Transportation headlines, Tuesday, August 10

Here is a look at some of the transportation headlines gathered by us and the Metro Library. The full list of headlines is posted on the library’s blog.

With L.A. style carpool lanes, will safety be sacrificed for convenience (San Jose Mercury News)

The 680 freeway in the Bay Area is adopting new rules for its carpool lanes: instead of being able to move in and out of the lane at anytime, drivers will now have to enter and exit at fixed points. In other words, just like it’s done here in the Southland.

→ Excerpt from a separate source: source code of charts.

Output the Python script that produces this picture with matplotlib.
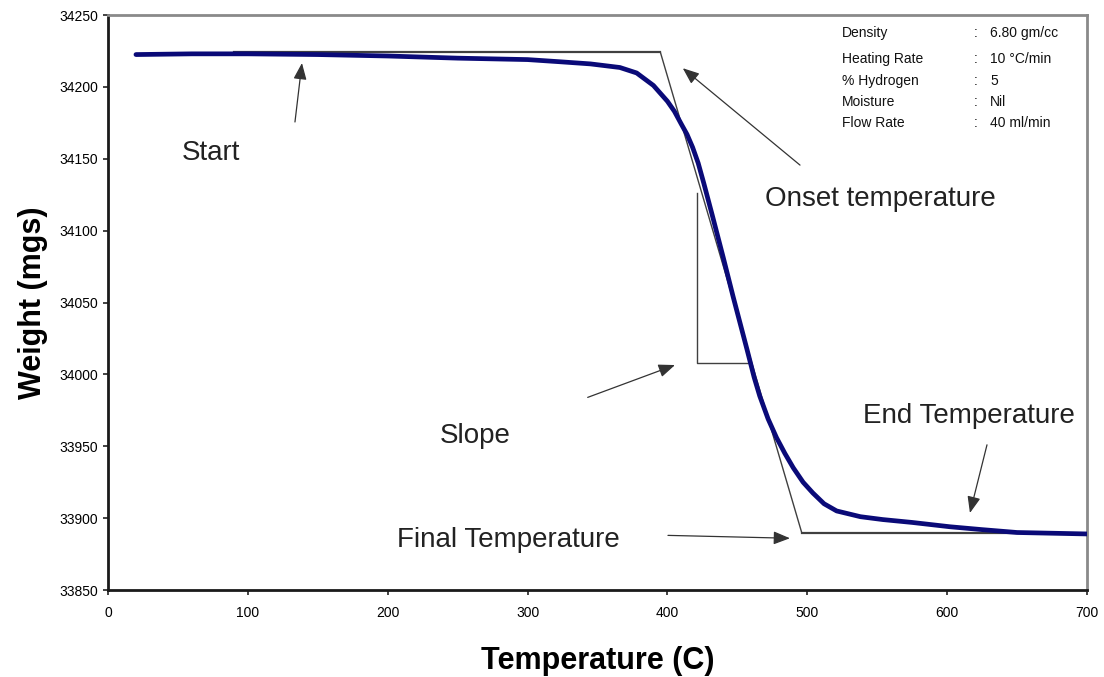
import matplotlib
matplotlib.use("Agg")
import matplotlib.pyplot as plt

# Thermogravimetric curve: temperature (C) vs. sample weight (mg)
temperature = [20, 60, 100, 150, 200, 250, 300, 323, 345, 366, 378, 390, 400, 405,
               410, 414, 418, 422, 426, 432, 440, 447, 457, 462, 466, 472, 478,
               484, 490, 497, 504, 512, 521, 538, 554, 575, 602, 625, 650, 675, 700]
weight = [34222.5, 34223, 34223, 34222.5, 34221.5, 34220, 34219, 34217.5, 34216,
          34213.5, 34209.7, 34201, 34190, 34183, 34174, 34167, 34158, 34147, 34133,
          34111, 34081, 34054, 34017, 33998, 33985, 33969, 33956, 33945, 33935,
          33925, 33917.5, 33910, 33905, 33901, 33899, 33897, 33894, 33892, 33890,
          33889.5, 33889]

# Construction lines: baseline, onset tangent, final plateau and slope triangle
baseline_x = [90, 395]
baseline_y = [34224, 34224]
tangent_x = [395, 496]
tangent_y = [34224, 33890]
plateau_x = [496, 661]
plateau_y = [33890, 33890]
slope_x = [421.4, 421.4, 457.8]
slope_y = [34126, 34008, 34008]

# Annotations: (text, text position, arrow tail, arrow head)
notes = [
    ("Start", (52.9, 34154), (133.7, 34175.6), (138.7, 34216.6)),
    ("Onset temperature", (469.8, 34122), (494.8, 34145.6), (411.0, 34213.0)),
    ("Slope", (237.4, 33957), (343.0, 33984.0), (405.4, 34006.5)),
    ("End Temperature", (539.8, 33971), (628.5, 33951.0), (616.3, 33903.6)),
    ("Final Temperature", (206.6, 33885), (400.4, 33888.0), (487.6, 33886.0)),
]

info_labels = ["Density", "Heating Rate", "% Hydrogen", "Moisture", "Flow Rate"]
info_values = ["6.80 gm/cc", "10 \u00b0C/min", "5", "Nil", "40 ml/min"]

x_ticks = [0, 100, 200, 300, 400, 500, 600, 700]
y_ticks = [33850, 33900, 33950, 34000, 34050, 34100, 34150, 34200, 34250]

plt.rcParams['font.family'] = ['Liberation Sans', 'DejaVu Sans']

fig = plt.figure(figsize=(11.04, 6.77), dpi=100)
ax = fig.add_axes([0.0978, 0.1285, 0.8868, 0.8493])
ax.set_xlim(0, 700)
ax.set_ylim(33850, 34250)

ax.plot(baseline_x, baseline_y, color="#404040", lw=1.6, zorder=2)
ax.plot(tangent_x, tangent_y, color="#404040", lw=1.0, zorder=2)
ax.plot(plateau_x, plateau_y, color="#404040", lw=1.6, zorder=2)
ax.plot(slope_x, slope_y, color="#404040", lw=1.0, zorder=2)
ax.plot(temperature, weight, color="#0a0a78", lw=3.4, zorder=3,
        solid_capstyle="round", solid_joinstyle="round")

for text, pos, tail, head in notes:
    ax.text(pos[0], pos[1], text, fontsize=20, color="#222222", va="center", ha="left")
    ax.annotate("", xy=head, xytext=tail,
                arrowprops=dict(arrowstyle="-|>,head_length=1.0,head_width=0.4",
                                color="#333333", lw=0.9, shrinkA=0, shrinkB=0))

# Test conditions block in the upper right corner (axes-fraction positions)
row_frac = [0.968, 0.923, 0.885, 0.849, 0.812]
for lab, val, yy in zip(info_labels, info_values, row_frac):
    ax.text(0.750, yy, lab, transform=ax.transAxes, fontsize=10,
            va="center", ha="left", color="#111111")
    ax.text(0.884, yy, ":", transform=ax.transAxes, fontsize=10,
            va="center", ha="left", color="#111111")
    ax.text(0.901, yy, val, transform=ax.transAxes, fontsize=10,
            va="center", ha="left", color="#111111")

ax.set_xticks(x_ticks)
ax.set_yticks(y_ticks)
ax.set_xticklabels([str(v) for v in x_ticks], fontsize=10)
ax.set_yticklabels([str(v) for v in y_ticks], fontsize=10)
ax.tick_params(direction="out", length=3.5, width=1.2, color="#222222")
ax.tick_params(axis="x", pad=8)
ax.tick_params(axis="y", pad=3.5)

for side in ("left", "bottom"):
    ax.spines[side].set_color("#1a1a1a")
    ax.spines[side].set_linewidth(2.0)
for side in ("top", "right"):
    ax.spines[side].set_color("#8a8a8a")
    ax.spines[side].set_linewidth(2.0)

ax.set_xlabel("Temperature (C)", fontsize=22, fontweight="bold", labelpad=19)
ax.set_ylabel("Weight (mgs)", fontsize=22, fontweight="bold", labelpad=8)

fig.savefig("out.png", dpi=100)
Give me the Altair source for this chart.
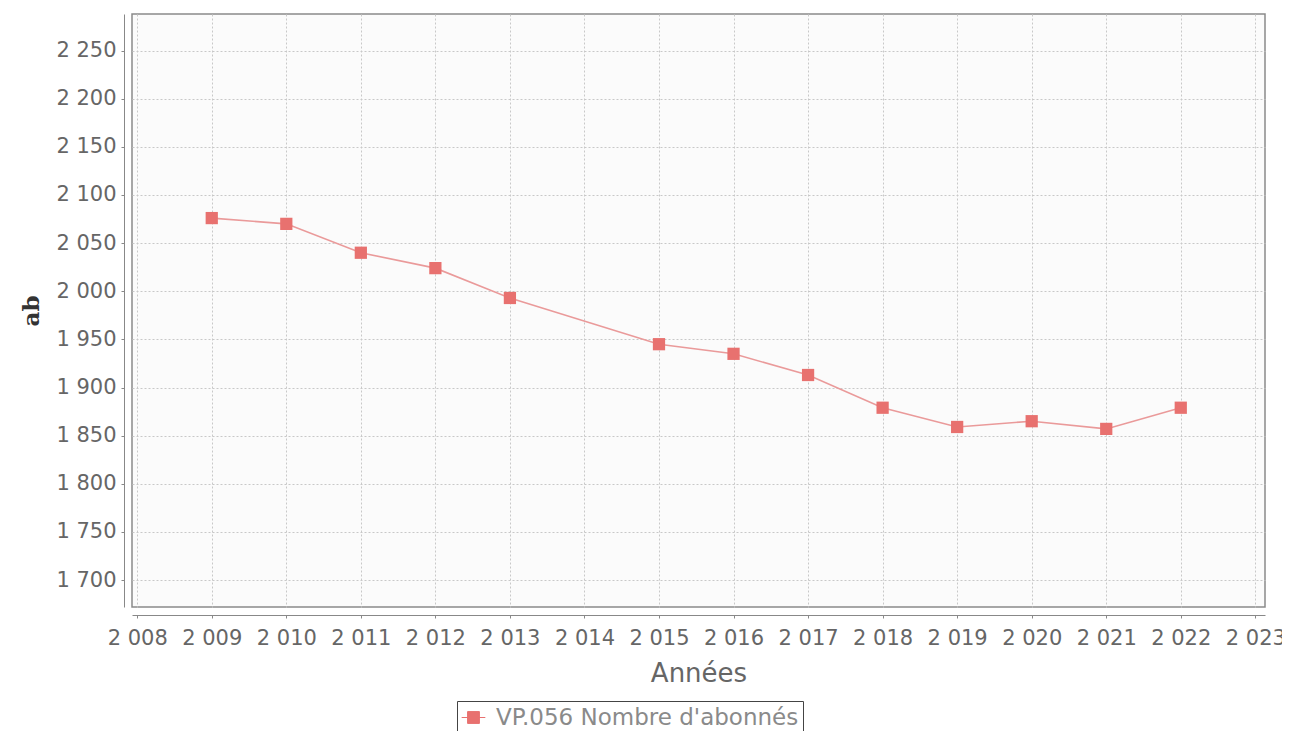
import altair as alt
import pandas as pd

years = [2009, 2010, 2011, 2012, 2013, 2015, 2016, 2017, 2018, 2019, 2020, 2021, 2022]
values = [2076, 2070, 2040, 2024, 1993, 1945, 1935, 1913, 1879, 1859, 1865, 1857, 1879]
series_name = "VP.056 Nombre d'abonnés"
x_ticks = list(range(2008, 2024))
y_ticks = list(range(1700, 2251, 50))

df = pd.DataFrame({"Année": years, "Valeur": values, "Série": [series_name] * len(years)})

lbl = "substring(format(datum.value,'d'),0,1) + ' ' + substring(format(datum.value,'d'),1)"

x = alt.X("Année:Q",
          scale=alt.Scale(domain=[2007.93, 2023.13], nice=False, zero=False),
          axis=alt.Axis(values=x_ticks, labelExpr=lbl, title="Années", offset=8,
                        labelFont="DejaVu Sans", labelFontSize=21, labelColor="#666",
                        titleFont="DejaVu Sans", titleFontSize=26, titleColor="#666",
                        titleFontWeight="normal", titlePadding=12,
                        domainColor="#888", tickColor="#888", tickSize=3,
                        gridColor="#c8c8c8", gridDash=[2, 2], labelFlush=False,
                        labelPadding=9))
y = alt.Y("Valeur:Q",
          scale=alt.Scale(domain=[1672, 2288], nice=False, zero=False),
          axis=alt.Axis(values=y_ticks, labelExpr=lbl, title="ab", offset=8,
                        labelFont="DejaVu Sans", labelFontSize=21, labelColor="#666",
                        titleFont="DejaVu Serif", titleFontSize=23, titleColor="#333",
                        titleFontWeight="bold", titlePadding=12,
                        domainColor="#888", tickColor="#888", tickSize=3,
                        gridColor="#c8c8c8", gridDash=[2, 2], labelPadding=5))
color = alt.Color("Série:N",
                  scale=alt.Scale(domain=[series_name], range=["#e8716f"]),
                  legend=alt.Legend(title=None, orient="none", legendX=325, legendY=687,
                                    symbolType="M-1,0H1M-0.5,-0.5H0.5V0.5H-0.5Z",
                                    symbolSize=560, symbolStrokeColor="#e8716f",
                                    symbolStrokeWidth=1, symbolFillColor="#e8716f",
                                    labelFont="DejaVu Sans", labelFontSize=23,
                                    labelColor="#8a8a8a", strokeColor="#444",
                                    labelLimit=0, padding=4, labelOffset=10))

line = alt.Chart(df).mark_line(color="#ea9a9a", strokeWidth=1.6).encode(x=x, y=y)
pts = alt.Chart(df).mark_point(shape="square", filled=True, size=150, opacity=1).encode(
    x=x, y=y, color=color)

chart = (line + pts).properties(
    width=1133, height=593,
    autosize=alt.AutoSizeParams(type="none"),
    padding={"left": 124, "top": 6, "right": 17, "bottom": 124},
    background="white",
).configure_view(stroke="#8a8a8a", strokeWidth=1.5, fill="#fbfbfb")

chart.save("out.html", embed_options={"renderer": "svg", "actions": False})
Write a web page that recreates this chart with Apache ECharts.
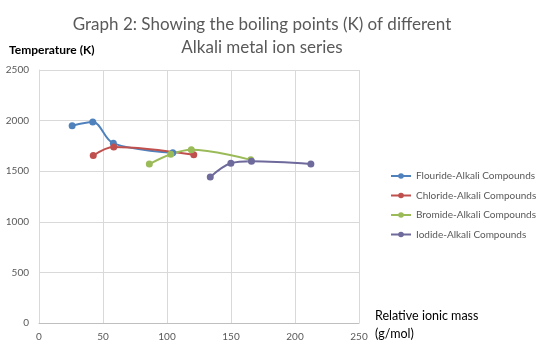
<!DOCTYPE html>
<html>
<head>
<meta charset="utf-8">
<script src="https://cdn.jsdelivr.net/npm/echarts@6/dist/echarts.min.js"></script>
<style>
html,body{margin:0;padding:0;background:#fff;}
#c{width:540px;height:350px;}
</style>
</head>
<body>
<div id="c"></div>
<script>
const seriesNames = ['Flouride-Alkali Compounds','Chloride-Alkali Compounds','Bromide-Alkali Compounds','Iodide-Alkali Compounds'];
const fluorideMass = [25.9, 42.0, 58.1, 104.5];
const fluorideBP   = [1949, 1985, 1775, 1683];
const chlorideMass = [42.4, 58.4, 120.9];
const chlorideBP   = [1655, 1740, 1663];
const bromideMass  = [86.2, 102.9, 119.0, 165.4];
const bromideBP    = [1570, 1668, 1712, 1612];
const iodideMass   = [133.8, 149.9, 166.0, 212.4];
const iodideBP     = [1443, 1579, 1599, 1572];
const colors = ['#4F81BD','#C0504D','#9BBB59','#6E6A9C'];

function pairs(xs, ys){ return xs.map((x,i)=>[x, ys[i]]); }
const seriesData = [
  pairs(fluorideMass, fluorideBP),
  pairs(chlorideMass, chlorideBP),
  pairs(bromideMass, bromideBP),
  pairs(iodideMass, iodideBP)
];

const FONT = 'Lato';
const chart = echarts.init(document.getElementById('c'), null, {renderer:'canvas'});
chart.setOption({
  animation:false,
  color: colors,
  title:{
    text:'Graph 2: Showing the boiling points (K) of different\nAlkali metal ion series',
    left:257, top:8, textAlign:'center',
    textStyle:{fontFamily:FONT, fontSize:17, fontWeight:'normal', color:'#595959', lineHeight:23}
  },
  legend:{
    orient:'vertical', left:385, top:166,
    itemWidth:20, itemHeight:7, itemGap:9.5,
    textStyle:{fontFamily:FONT, fontSize:10, color:'#595959', width:130, overflow:'none'},
    data: seriesNames
  },
  grid:{left:39, right:181, top:70, bottom:27, containLabel:false},
  xAxis:{
    type:'value', min:0, max:250, interval:50,
    axisLine:{show:true, lineStyle:{color:'#BFBFBF'}},
    axisTick:{show:false},
    axisLabel:{fontFamily:FONT, fontSize:10, color:'#595959', margin:9},
    splitLine:{show:true, lineStyle:{color:'#D9D9D9'}}
  },
  yAxis:{
    type:'value', min:0, max:2500, interval:500,
    axisLine:{show:true, lineStyle:{color:'#D9D9D9'}},
    axisTick:{show:false},
    axisLabel:{fontFamily:FONT, fontSize:10, color:'#595959', margin:10, formatter:v=>String(v)},
    splitLine:{show:true, lineStyle:{color:'#D9D9D9'}}
  },
  graphic:[
    {type:'text', left:9, top:44, style:{text:'Temperature (K)', fontFamily:FONT, fontSize:12, fontWeight:'bold', fill:'#000'}},
    {type:'text', left:375, top:307, style:{text:'Relative ionic mass\n(g/mol)', fontFamily:FONT, fontSize:12.5, lineHeight:18, fill:'#000'}}
  ],
  series: seriesData.map((d,i)=>({
    name: seriesNames[i], type:'line', data:d, smooth:0.35,
    symbol:'circle', symbolSize:7,
    lineStyle:{width:2, color:colors[i]},
    itemStyle:{color:colors[i]}
  }))
});
</script>
</body>
</html>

There has, however, been debate over which way is safer because of the difference in speeds between carpool and general use lanes. The Bay Area is making the change to allow single drivers into the carpool lanes for a toll. The Merc has a good graphic with the story that shows why fixed entry/exit points make it easier to implement the tolls.

Dude, where’s my flying car (Primary Resources)

Metro’s Library has a smart entry on a recent paper showing the history of transportation in the U.S. over the past 200 years. In short, it goes like this: there was the era of canals, then railroads and then roads. But road-building has tailed off, raising the question of what’s next? And that, it turns out, is not an easy question to answer.

Vast ice ‘island’ breaks free of Greenland glacier (New York Times Dot Earth blog)

A chunk of ice four times the size of Manhattan broke off from Greenland on Aug. 5 but scientists aren’t sure that global warming can be blamed. Overall, Greenland has been shedding ice in recent years. The blog entry has a good aerial pic of the ice chunk in question.